Return each line of the data below exactly, omitting any pictures.
··· Exercise inputs
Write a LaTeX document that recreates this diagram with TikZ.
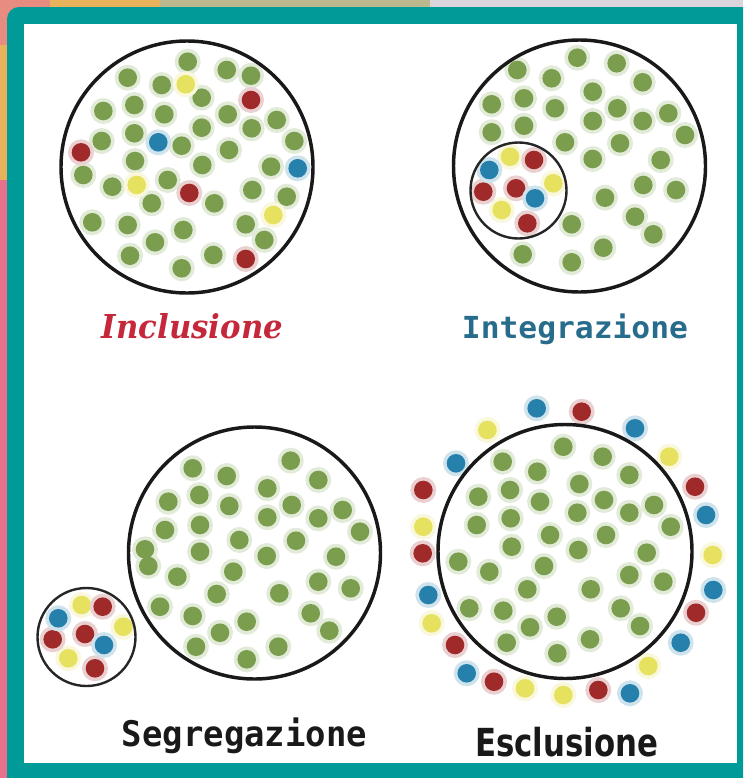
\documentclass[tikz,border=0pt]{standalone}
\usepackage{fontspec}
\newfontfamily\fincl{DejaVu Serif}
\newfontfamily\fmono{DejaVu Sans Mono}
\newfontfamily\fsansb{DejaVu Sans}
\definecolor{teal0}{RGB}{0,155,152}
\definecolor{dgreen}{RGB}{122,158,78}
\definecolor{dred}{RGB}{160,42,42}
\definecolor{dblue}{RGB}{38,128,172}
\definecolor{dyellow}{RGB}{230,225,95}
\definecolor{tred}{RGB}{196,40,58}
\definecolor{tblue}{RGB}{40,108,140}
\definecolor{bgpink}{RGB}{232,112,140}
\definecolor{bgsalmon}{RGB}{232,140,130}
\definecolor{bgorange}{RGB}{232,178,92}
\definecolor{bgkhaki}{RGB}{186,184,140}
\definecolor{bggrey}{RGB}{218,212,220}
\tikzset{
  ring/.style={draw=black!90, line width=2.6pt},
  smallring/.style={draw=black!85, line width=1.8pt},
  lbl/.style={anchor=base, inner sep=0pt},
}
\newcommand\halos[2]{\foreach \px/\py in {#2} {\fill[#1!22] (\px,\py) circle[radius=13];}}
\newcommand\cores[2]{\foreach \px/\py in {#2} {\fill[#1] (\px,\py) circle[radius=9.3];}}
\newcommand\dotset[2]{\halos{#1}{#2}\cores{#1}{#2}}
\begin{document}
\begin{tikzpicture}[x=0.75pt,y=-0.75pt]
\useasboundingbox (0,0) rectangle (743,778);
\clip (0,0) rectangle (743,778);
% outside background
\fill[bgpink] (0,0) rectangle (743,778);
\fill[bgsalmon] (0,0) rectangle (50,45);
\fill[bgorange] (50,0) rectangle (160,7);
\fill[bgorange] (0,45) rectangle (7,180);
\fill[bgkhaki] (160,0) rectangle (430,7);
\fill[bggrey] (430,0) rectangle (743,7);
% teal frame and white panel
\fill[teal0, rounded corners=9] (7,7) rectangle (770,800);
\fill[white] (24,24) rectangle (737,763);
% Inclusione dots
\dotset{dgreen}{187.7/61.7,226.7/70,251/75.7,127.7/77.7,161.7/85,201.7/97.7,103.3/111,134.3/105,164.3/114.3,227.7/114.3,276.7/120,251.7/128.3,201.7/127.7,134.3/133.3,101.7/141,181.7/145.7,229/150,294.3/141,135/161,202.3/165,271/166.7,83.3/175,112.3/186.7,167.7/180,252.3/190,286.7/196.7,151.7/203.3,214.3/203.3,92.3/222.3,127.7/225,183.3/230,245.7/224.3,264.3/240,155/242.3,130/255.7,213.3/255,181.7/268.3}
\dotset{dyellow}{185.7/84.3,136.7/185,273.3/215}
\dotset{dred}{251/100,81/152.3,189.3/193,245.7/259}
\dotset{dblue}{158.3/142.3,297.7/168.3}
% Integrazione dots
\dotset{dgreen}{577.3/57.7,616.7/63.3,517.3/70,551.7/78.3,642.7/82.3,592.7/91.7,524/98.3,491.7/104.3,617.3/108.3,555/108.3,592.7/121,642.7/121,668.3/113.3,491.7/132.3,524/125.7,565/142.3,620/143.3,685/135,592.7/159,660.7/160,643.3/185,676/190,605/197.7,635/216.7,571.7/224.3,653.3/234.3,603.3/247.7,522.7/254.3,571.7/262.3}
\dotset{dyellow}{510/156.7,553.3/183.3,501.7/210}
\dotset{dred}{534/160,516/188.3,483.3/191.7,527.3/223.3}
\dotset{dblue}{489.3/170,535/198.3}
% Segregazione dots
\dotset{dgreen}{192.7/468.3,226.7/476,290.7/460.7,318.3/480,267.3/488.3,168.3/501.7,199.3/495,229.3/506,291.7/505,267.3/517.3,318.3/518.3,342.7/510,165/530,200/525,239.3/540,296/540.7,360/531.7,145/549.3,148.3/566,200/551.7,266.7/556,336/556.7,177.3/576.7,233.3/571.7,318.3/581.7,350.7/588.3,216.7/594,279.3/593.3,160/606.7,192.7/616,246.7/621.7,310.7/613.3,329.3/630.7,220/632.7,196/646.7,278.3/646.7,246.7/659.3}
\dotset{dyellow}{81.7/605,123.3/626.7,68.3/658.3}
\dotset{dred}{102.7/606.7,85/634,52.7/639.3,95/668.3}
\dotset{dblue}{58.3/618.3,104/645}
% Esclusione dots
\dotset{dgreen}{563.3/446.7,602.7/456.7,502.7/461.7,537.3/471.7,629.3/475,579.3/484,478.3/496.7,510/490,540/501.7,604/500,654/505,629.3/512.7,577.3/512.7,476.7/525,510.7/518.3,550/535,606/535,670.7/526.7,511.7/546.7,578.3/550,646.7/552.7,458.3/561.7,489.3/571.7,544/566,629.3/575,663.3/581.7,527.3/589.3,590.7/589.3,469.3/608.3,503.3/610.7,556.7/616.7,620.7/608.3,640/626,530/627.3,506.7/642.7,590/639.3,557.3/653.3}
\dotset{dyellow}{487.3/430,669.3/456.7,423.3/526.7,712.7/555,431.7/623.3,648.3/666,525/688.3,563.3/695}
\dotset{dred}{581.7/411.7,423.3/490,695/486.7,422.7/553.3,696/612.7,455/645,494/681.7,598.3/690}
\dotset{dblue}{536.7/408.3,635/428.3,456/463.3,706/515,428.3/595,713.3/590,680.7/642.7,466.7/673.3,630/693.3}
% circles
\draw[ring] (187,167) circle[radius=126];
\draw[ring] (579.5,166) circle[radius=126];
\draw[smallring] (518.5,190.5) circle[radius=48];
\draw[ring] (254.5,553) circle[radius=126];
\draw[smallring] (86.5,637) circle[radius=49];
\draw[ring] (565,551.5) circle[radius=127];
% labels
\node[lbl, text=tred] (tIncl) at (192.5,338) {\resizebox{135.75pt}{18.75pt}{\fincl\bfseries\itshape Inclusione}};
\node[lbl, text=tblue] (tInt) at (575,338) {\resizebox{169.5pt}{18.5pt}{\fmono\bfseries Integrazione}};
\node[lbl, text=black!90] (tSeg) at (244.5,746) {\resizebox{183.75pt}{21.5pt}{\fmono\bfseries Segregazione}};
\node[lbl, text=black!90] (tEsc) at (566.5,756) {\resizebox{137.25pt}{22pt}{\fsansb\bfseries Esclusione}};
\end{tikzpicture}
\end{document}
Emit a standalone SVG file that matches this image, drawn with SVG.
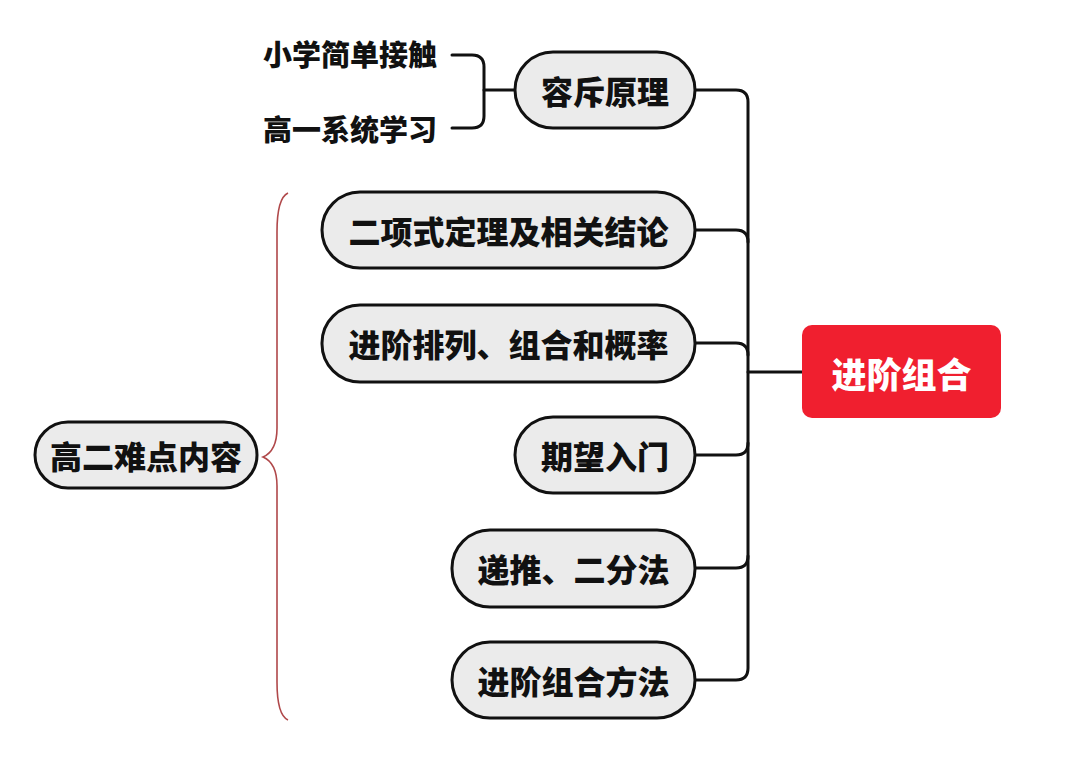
······
Reply:
Write a LaTeX document that recreates this diagram with TikZ.
\documentclass[tikz,border=0pt]{standalone}
\usepackage{fontspec}
\newfontfamily\fincl{DejaVu Serif}
\newfontfamily\fmono{DejaVu Sans Mono}
\newfontfamily\fsansb{DejaVu Sans}
\definecolor{teal0}{RGB}{0,155,152}
\definecolor{dgreen}{RGB}{122,158,78}
\definecolor{dred}{RGB}{160,42,42}
\definecolor{dblue}{RGB}{38,128,172}
\definecolor{dyellow}{RGB}{230,225,95}
\definecolor{tred}{RGB}{196,40,58}
\definecolor{tblue}{RGB}{40,108,140}
\definecolor{bgpink}{RGB}{232,112,140}
\definecolor{bgsalmon}{RGB}{232,140,130}
\definecolor{bgorange}{RGB}{232,178,92}
\definecolor{bgkhaki}{RGB}{186,184,140}
\definecolor{bggrey}{RGB}{218,212,220}
\tikzset{
  ring/.style={draw=black!90, line width=2.6pt},
  smallring/.style={draw=black!85, line width=1.8pt},
  lbl/.style={anchor=base, inner sep=0pt},
}
\newcommand\halos[2]{\foreach \px/\py in {#2} {\fill[#1!22] (\px,\py) circle[radius=13];}}
\newcommand\cores[2]{\foreach \px/\py in {#2} {\fill[#1] (\px,\py) circle[radius=9.3];}}
\newcommand\dotset[2]{\halos{#1}{#2}\cores{#1}{#2}}
\begin{document}
\begin{tikzpicture}[x=0.75pt,y=-0.75pt]
\useasboundingbox (0,0) rectangle (743,778);
\clip (0,0) rectangle (743,778);
% outside background
\fill[bgpink] (0,0) rectangle (743,778);
\fill[bgsalmon] (0,0) rectangle (50,45);
\fill[bgorange] (50,0) rectangle (160,7);
\fill[bgorange] (0,45) rectangle (7,180);
\fill[bgkhaki] (160,0) rectangle (430,7);
\fill[bggrey] (430,0) rectangle (743,7);
% teal frame and white panel
\fill[teal0, rounded corners=9] (7,7) rectangle (770,800);
\fill[white] (24,24) rectangle (737,763);
% Inclusione dots
\dotset{dgreen}{187.7/61.7,226.7/70,251/75.7,127.7/77.7,161.7/85,201.7/97.7,103.3/111,134.3/105,164.3/114.3,227.7/114.3,276.7/120,251.7/128.3,201.7/127.7,134.3/133.3,101.7/141,181.7/145.7,229/150,294.3/141,135/161,202.3/165,271/166.7,83.3/175,112.3/186.7,167.7/180,252.3/190,286.7/196.7,151.7/203.3,214.3/203.3,92.3/222.3,127.7/225,183.3/230,245.7/224.3,264.3/240,155/242.3,130/255.7,213.3/255,181.7/268.3}
\dotset{dyellow}{185.7/84.3,136.7/185,273.3/215}
\dotset{dred}{251/100,81/152.3,189.3/193,245.7/259}
\dotset{dblue}{158.3/142.3,297.7/168.3}
% Integrazione dots
\dotset{dgreen}{577.3/57.7,616.7/63.3,517.3/70,551.7/78.3,642.7/82.3,592.7/91.7,524/98.3,491.7/104.3,617.3/108.3,555/108.3,592.7/121,642.7/121,668.3/113.3,491.7/132.3,524/125.7,565/142.3,620/143.3,685/135,592.7/159,660.7/160,643.3/185,676/190,605/197.7,635/216.7,571.7/224.3,653.3/234.3,603.3/247.7,522.7/254.3,571.7/262.3}
\dotset{dyellow}{510/156.7,553.3/183.3,501.7/210}
\dotset{dred}{534/160,516/188.3,483.3/191.7,527.3/223.3}
\dotset{dblue}{489.3/170,535/198.3}
% Segregazione dots
\dotset{dgreen}{192.7/468.3,226.7/476,290.7/460.7,318.3/480,267.3/488.3,168.3/501.7,199.3/495,229.3/506,291.7/505,267.3/517.3,318.3/518.3,342.7/510,165/530,200/525,239.3/540,296/540.7,360/531.7,145/549.3,148.3/566,200/551.7,266.7/556,336/556.7,177.3/576.7,233.3/571.7,318.3/581.7,350.7/588.3,216.7/594,279.3/593.3,160/606.7,192.7/616,246.7/621.7,310.7/613.3,329.3/630.7,220/632.7,196/646.7,278.3/646.7,246.7/659.3}
\dotset{dyellow}{81.7/605,123.3/626.7,68.3/658.3}
\dotset{dred}{102.7/606.7,85/634,52.7/639.3,95/668.3}
\dotset{dblue}{58.3/618.3,104/645}
% Esclusione dots
\dotset{dgreen}{563.3/446.7,602.7/456.7,502.7/461.7,537.3/471.7,629.3/475,579.3/484,478.3/496.7,510/490,540/501.7,604/500,654/505,629.3/512.7,577.3/512.7,476.7/525,510.7/518.3,550/535,606/535,670.7/526.7,511.7/546.7,578.3/550,646.7/552.7,458.3/561.7,489.3/571.7,544/566,629.3/575,663.3/581.7,527.3/589.3,590.7/589.3,469.3/608.3,503.3/610.7,556.7/616.7,620.7/608.3,640/626,530/627.3,506.7/642.7,590/639.3,557.3/653.3}
\dotset{dyellow}{487.3/430,669.3/456.7,423.3/526.7,712.7/555,431.7/623.3,648.3/666,525/688.3,563.3/695}
\dotset{dred}{581.7/411.7,423.3/490,695/486.7,422.7/553.3,696/612.7,455/645,494/681.7,598.3/690}
\dotset{dblue}{536.7/408.3,635/428.3,456/463.3,706/515,428.3/595,713.3/590,680.7/642.7,466.7/673.3,630/693.3}
% circles
\draw[ring] (187,167) circle[radius=126];
\draw[ring] (579.5,166) circle[radius=126];
\draw[smallring] (518.5,190.5) circle[radius=48];
\draw[ring] (254.5,553) circle[radius=126];
\draw[smallring] (86.5,637) circle[radius=49];
\draw[ring] (565,551.5) circle[radius=127];
% labels
\node[lbl, text=tred] (tIncl) at (192.5,338) {\resizebox{135.75pt}{18.75pt}{\fincl\bfseries\itshape Inclusione}};
\node[lbl, text=tblue] (tInt) at (575,338) {\resizebox{169.5pt}{18.5pt}{\fmono\bfseries Integrazione}};
\node[lbl, text=black!90] (tSeg) at (244.5,746) {\resizebox{183.75pt}{21.5pt}{\fmono\bfseries Segregazione}};
\node[lbl, text=black!90] (tEsc) at (566.5,756) {\resizebox{137.25pt}{22pt}{\fsansb\bfseries Esclusione}};
\end{tikzpicture}
\end{document}
Emit a standalone SVG file that matches this image, drawn with SVG.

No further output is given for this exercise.